|Title||Local timing attack on RSA decryption|
|Date||30th Nov 2018|
|Affects||All versions of Mbed TLS|
|Impact||Allows a local unprivileged attacker to recover the plaintext of RSA decryption, which is used in RSA-without-(EC)DH(E) cipher suites|
|Credit||Eyal Ronen (Weizmann Institute), Robert Gillham (University of Adelaide), Daniel Genkin (University of Michigan), Adi Shamir (Weizmann Institute), David Wong (NCC Group), and Yuval Yarom (University of Adelaide and Data61).|
An attacker who can run code on the same machine that is performing an RSA decryption can potentially recover the plaintext through a Bleichenbacher-like oracle (The 9 Lives of Bleichenbacher’s CAT: New Cache ATtacks on TLS Implementations). To mount the attack, the attacker needs:
- a ciphertext that they want to decrypt;
- the ability to submit modified ciphertexts for decryption;
- the ability to run code on the same machine while Mbed TLS is decrypting the modified ciphertexts.
In particular, this affects (D)TLS connections that use a cipher suite that uses RSA decryption (these are cipher suites whose name includes RSA but not DH, DHE, ECDH or ECDHE). If the attacker is able to record the encrypted connection and to mount the ciphertext recovery attack against the server, they can decrypt the connection. If the attacker is able to intercept the connection, they may be able to perform a man-in-the-middle attack on the content.

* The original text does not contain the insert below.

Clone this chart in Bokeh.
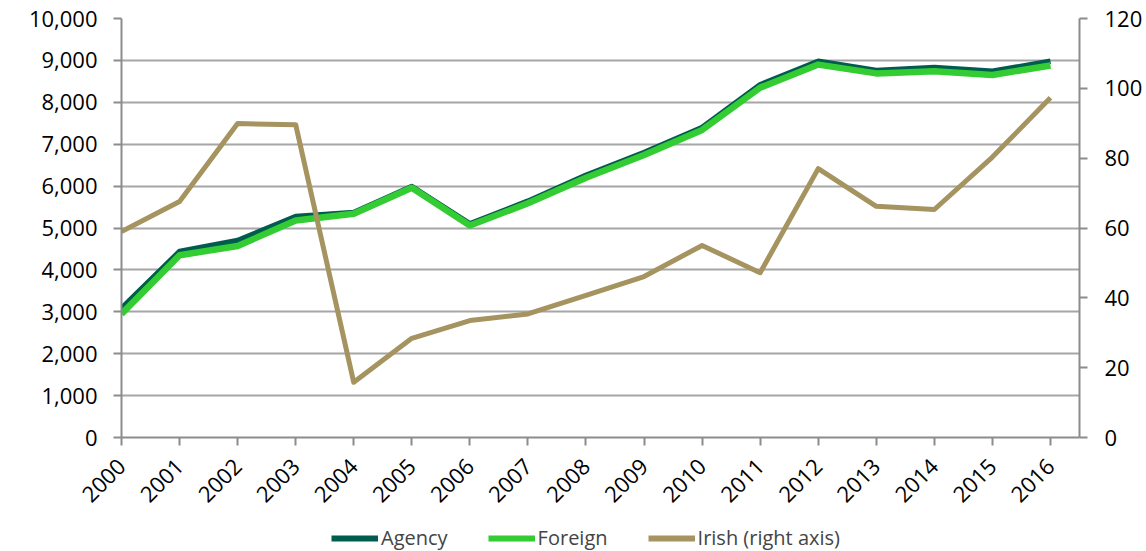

The ciphertext recovery is made possible by two information leaks in the RSA decryption routine. An attacker who can execute code on the same machine as the decryption may observe branch prediction patterns and data or code memory access patterns. The vulnerabilities leak the size of the decrypted value or the content of the padding, which allows the attacker to obtain up to one bit of information about the plaintext for their chosen ciphertext, and by combining information about multiple chosen ciphertexts the attacker can recover the plaintext for the original ciphertext.
If the attacker has the advantage of all the conditions of the attack described above, they can potentially decrypt plaintexts encrypted with RSA. Furthermore, if the same RSA key is used for both decryption and signature, the attacker is able to use this vulnerability to forge a signature.
In particular, an attacker who can run unprivileged code on a (D)TLS server can decrypt connections to that server that use a cipher suite based on RSA decryption. If the attacker can perform a man-in-the-middle attack, they can downgrade connections to an affected cipher suite if the client is willing to use one. Furthermore, if the server uses the same RSA private key for encryption and signature, the attacker can use this vulnerability to forge a signature and thus affect even clients that do not accept cipher suites based on RSA decryption.
Affected users should upgrade to one of the most recent versions of Mbed TLS, including 2.14.1, 2.7.8 or 2.1.17 or later.
Up-to-date versions of Mbed TLS remain vulnerable to one of the leaks if the size of the RSA key is not a multiple of the machine word size. We recommend that you use key sizes that are a multiple of 64 bits.
Where possible, we recommend all impacted users upgrade to a newer version of Mbed TLS.
If this is not possible, as a workaround, we recommend that you disable all cipher suites using RSA decryption from your configuration. Cipher suites that use RSA signature combined with (EC)DH(E) are not affected.
In all cases, we recommend that you use key sizes that are a multiple of 64 bits. We also recommend not to use the same key for decryption and for signature.